Short exercise — Repeat everything from the first line of the listing below through the line that contains "5.76, 6.02, 6.28];", exactly. Leave out pictures.

═════ Dataset content ═════

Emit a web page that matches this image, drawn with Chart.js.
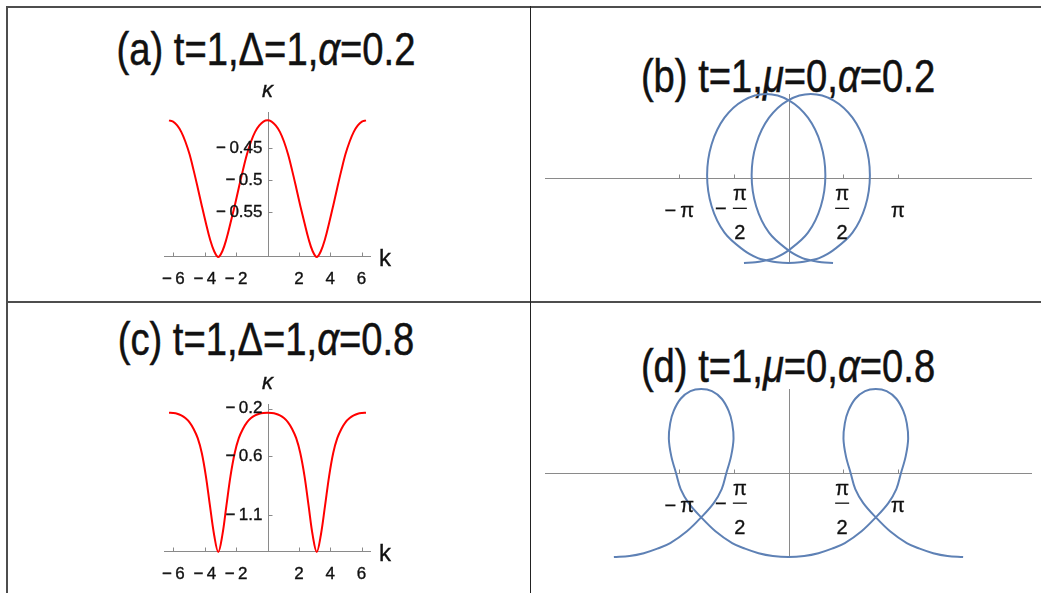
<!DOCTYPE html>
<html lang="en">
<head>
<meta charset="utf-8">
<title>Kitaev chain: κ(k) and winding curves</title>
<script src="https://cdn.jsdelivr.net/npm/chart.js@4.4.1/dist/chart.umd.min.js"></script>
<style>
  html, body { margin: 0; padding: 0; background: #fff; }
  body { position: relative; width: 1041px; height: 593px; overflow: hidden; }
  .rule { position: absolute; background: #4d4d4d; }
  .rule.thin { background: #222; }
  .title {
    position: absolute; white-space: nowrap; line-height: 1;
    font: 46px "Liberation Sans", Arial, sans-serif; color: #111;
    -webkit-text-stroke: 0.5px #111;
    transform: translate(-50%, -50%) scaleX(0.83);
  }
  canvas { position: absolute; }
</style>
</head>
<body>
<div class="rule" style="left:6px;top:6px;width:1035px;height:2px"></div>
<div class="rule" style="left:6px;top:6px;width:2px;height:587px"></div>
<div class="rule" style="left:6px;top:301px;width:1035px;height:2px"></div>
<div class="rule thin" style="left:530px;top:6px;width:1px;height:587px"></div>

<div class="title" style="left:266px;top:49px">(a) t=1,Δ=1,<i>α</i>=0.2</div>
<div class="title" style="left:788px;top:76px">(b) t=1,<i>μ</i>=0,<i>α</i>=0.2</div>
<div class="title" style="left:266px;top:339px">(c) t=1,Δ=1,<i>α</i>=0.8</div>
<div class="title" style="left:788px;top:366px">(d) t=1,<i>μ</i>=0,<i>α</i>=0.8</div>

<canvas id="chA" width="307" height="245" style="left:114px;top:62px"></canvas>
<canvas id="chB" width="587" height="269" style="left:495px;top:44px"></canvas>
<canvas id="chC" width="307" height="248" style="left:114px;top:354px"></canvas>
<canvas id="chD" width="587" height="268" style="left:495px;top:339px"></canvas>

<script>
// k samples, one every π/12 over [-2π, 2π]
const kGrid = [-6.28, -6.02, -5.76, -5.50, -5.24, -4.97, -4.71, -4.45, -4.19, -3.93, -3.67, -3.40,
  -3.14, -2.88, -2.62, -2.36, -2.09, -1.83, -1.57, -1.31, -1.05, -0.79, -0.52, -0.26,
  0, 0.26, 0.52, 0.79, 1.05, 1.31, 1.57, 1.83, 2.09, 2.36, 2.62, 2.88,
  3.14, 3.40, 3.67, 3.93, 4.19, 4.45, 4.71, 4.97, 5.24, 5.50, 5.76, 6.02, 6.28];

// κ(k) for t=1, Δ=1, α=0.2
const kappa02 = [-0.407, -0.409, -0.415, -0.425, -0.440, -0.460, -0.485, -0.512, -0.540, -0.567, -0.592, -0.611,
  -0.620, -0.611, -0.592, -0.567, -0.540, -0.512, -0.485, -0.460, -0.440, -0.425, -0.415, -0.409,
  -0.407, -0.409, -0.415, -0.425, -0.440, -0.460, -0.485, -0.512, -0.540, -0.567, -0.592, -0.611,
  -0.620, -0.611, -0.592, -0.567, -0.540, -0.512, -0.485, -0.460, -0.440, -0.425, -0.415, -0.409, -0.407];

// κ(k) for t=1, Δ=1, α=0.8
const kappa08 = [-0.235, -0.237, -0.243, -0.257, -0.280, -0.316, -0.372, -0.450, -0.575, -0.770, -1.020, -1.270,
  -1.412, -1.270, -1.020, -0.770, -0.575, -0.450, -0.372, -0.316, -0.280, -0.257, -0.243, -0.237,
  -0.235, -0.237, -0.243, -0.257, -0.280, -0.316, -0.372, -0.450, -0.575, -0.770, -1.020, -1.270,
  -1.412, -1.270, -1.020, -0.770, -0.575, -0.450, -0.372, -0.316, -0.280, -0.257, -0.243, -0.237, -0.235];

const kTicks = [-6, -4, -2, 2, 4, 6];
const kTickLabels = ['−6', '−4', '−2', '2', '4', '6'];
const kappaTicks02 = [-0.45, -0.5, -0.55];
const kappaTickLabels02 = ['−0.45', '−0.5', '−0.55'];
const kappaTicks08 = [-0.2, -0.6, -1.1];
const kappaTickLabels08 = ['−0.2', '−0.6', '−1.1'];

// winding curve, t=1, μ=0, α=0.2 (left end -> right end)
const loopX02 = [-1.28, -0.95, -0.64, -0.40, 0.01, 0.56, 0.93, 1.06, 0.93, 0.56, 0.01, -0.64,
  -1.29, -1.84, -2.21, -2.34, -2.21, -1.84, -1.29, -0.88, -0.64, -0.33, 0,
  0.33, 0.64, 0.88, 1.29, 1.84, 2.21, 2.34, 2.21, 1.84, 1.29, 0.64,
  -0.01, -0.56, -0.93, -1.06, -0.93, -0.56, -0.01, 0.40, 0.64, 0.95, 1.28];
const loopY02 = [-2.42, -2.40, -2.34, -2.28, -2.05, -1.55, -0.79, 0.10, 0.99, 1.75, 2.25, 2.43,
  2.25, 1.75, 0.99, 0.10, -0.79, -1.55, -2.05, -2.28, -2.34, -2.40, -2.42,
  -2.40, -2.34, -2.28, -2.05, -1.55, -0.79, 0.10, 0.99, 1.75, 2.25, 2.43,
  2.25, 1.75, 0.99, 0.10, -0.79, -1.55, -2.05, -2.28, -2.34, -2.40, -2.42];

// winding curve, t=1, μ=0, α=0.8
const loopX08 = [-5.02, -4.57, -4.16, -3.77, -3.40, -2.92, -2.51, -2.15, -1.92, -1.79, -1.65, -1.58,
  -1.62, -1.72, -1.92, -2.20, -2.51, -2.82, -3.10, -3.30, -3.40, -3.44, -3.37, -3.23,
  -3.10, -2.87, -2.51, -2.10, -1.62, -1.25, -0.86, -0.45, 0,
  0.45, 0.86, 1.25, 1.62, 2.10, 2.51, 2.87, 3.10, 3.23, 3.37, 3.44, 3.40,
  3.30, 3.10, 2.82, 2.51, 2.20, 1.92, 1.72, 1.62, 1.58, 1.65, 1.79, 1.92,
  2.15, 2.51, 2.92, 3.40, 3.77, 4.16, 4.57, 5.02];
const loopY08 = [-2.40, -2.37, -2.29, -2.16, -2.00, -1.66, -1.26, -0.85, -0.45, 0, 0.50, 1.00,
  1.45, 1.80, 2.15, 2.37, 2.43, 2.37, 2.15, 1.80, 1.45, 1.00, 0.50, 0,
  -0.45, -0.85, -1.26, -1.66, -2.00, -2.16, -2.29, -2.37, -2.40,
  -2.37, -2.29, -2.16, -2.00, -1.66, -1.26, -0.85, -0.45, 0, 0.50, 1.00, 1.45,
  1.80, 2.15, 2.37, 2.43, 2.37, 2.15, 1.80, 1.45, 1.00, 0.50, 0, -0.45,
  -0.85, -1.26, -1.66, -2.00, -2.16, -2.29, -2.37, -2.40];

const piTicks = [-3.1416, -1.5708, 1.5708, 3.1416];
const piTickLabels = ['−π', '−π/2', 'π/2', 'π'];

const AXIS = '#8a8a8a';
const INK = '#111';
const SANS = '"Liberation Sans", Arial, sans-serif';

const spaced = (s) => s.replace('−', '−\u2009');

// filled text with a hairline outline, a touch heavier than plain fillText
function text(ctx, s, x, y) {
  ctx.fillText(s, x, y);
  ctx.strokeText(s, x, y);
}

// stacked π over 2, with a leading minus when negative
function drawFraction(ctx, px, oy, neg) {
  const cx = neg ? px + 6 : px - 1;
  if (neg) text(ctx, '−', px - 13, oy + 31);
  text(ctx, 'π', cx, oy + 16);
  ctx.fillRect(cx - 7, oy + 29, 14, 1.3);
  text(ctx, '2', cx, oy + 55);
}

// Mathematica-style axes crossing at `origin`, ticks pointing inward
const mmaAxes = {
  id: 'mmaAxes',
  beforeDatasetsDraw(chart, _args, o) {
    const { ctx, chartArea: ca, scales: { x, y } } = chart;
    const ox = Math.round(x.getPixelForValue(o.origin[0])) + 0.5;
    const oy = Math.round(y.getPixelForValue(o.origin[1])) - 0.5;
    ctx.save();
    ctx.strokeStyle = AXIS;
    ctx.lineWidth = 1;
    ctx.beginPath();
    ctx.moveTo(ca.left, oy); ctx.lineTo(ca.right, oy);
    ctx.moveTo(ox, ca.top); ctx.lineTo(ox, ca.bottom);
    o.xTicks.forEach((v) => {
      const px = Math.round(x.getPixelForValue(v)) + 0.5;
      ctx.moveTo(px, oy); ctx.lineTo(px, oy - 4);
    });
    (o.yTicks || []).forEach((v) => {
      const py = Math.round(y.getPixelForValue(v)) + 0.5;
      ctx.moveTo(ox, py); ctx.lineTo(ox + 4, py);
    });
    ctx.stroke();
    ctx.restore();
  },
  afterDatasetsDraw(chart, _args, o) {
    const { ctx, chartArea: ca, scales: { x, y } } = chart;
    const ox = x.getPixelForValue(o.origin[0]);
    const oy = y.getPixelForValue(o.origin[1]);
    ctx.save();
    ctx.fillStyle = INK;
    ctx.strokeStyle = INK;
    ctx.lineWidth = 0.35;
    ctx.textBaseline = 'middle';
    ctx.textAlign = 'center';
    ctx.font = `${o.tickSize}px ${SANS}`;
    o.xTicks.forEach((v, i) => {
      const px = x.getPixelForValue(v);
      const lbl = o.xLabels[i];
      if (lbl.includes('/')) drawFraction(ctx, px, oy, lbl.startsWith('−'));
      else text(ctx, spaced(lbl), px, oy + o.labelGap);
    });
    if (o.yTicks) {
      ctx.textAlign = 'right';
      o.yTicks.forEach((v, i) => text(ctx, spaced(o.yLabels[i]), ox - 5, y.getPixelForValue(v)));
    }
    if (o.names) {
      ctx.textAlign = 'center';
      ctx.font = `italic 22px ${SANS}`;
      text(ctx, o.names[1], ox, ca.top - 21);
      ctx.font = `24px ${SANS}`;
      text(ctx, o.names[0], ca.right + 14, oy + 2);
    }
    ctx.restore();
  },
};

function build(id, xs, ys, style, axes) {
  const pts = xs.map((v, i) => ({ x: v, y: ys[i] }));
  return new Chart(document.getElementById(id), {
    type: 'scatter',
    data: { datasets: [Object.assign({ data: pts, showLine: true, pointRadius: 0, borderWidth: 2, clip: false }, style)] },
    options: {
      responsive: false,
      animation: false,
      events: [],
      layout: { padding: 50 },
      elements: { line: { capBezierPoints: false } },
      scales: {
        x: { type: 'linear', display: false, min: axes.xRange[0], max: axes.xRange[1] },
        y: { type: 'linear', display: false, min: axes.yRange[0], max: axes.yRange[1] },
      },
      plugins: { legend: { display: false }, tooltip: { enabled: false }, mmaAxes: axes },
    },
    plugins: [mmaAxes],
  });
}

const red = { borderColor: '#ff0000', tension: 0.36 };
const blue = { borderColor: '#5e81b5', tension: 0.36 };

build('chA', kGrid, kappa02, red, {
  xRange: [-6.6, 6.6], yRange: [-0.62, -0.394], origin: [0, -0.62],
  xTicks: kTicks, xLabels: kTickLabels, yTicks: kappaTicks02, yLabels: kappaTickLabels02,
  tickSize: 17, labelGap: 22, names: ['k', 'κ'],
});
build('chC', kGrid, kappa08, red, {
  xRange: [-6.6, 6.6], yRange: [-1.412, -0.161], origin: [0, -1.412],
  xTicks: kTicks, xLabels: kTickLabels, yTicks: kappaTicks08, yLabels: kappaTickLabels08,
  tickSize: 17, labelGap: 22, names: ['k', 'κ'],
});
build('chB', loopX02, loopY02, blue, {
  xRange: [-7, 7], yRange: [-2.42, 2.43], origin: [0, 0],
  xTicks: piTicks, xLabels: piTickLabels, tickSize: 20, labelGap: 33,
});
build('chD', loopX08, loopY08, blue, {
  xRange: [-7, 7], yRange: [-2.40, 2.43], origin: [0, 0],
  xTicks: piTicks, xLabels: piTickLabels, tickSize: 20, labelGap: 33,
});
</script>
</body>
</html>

═════

Written response —
Emit a web page that matches this image, drawn with Chart.js.
<!DOCTYPE html>
<html lang="en">
<head>
<meta charset="utf-8">
<title>Kitaev chain: κ(k) and winding curves</title>
<script src="https://cdn.jsdelivr.net/npm/chart.js@4.4.1/dist/chart.umd.min.js"></script>
<style>
  html, body { margin: 0; padding: 0; background: #fff; }
  body { position: relative; width: 1041px; height: 593px; overflow: hidden; }
  .rule { position: absolute; background: #4d4d4d; }
  .rule.thin { background: #222; }
  .title {
    position: absolute; white-space: nowrap; line-height: 1;
    font: 46px "Liberation Sans", Arial, sans-serif; color: #111;
    -webkit-text-stroke: 0.5px #111;
    transform: translate(-50%, -50%) scaleX(0.83);
  }
  canvas { position: absolute; }
</style>
</head>
<body>
<div class="rule" style="left:6px;top:6px;width:1035px;height:2px"></div>
<div class="rule" style="left:6px;top:6px;width:2px;height:587px"></div>
<div class="rule" style="left:6px;top:301px;width:1035px;height:2px"></div>
<div class="rule thin" style="left:530px;top:6px;width:1px;height:587px"></div>

<div class="title" style="left:266px;top:49px">(a) t=1,Δ=1,<i>α</i>=0.2</div>
<div class="title" style="left:788px;top:76px">(b) t=1,<i>μ</i>=0,<i>α</i>=0.2</div>
<div class="title" style="left:266px;top:339px">(c) t=1,Δ=1,<i>α</i>=0.8</div>
<div class="title" style="left:788px;top:366px">(d) t=1,<i>μ</i>=0,<i>α</i>=0.8</div>

<canvas id="chA" width="307" height="245" style="left:114px;top:62px"></canvas>
<canvas id="chB" width="587" height="269" style="left:495px;top:44px"></canvas>
<canvas id="chC" width="307" height="248" style="left:114px;top:354px"></canvas>
<canvas id="chD" width="587" height="268" style="left:495px;top:339px"></canvas>

<script>
// k samples, one every π/12 over [-2π, 2π]
const kGrid = [-6.28, -6.02, -5.76, -5.50, -5.24, -4.97, -4.71, -4.45, -4.19, -3.93, -3.67, -3.40,
  -3.14, -2.88, -2.62, -2.36, -2.09, -1.83, -1.57, -1.31, -1.05, -0.79, -0.52, -0.26,
  0, 0.26, 0.52, 0.79, 1.05, 1.31, 1.57, 1.83, 2.09, 2.36, 2.62, 2.88,
  3.14, 3.40, 3.67, 3.93, 4.19, 4.45, 4.71, 4.97, 5.24, 5.50, 5.76, 6.02, 6.28];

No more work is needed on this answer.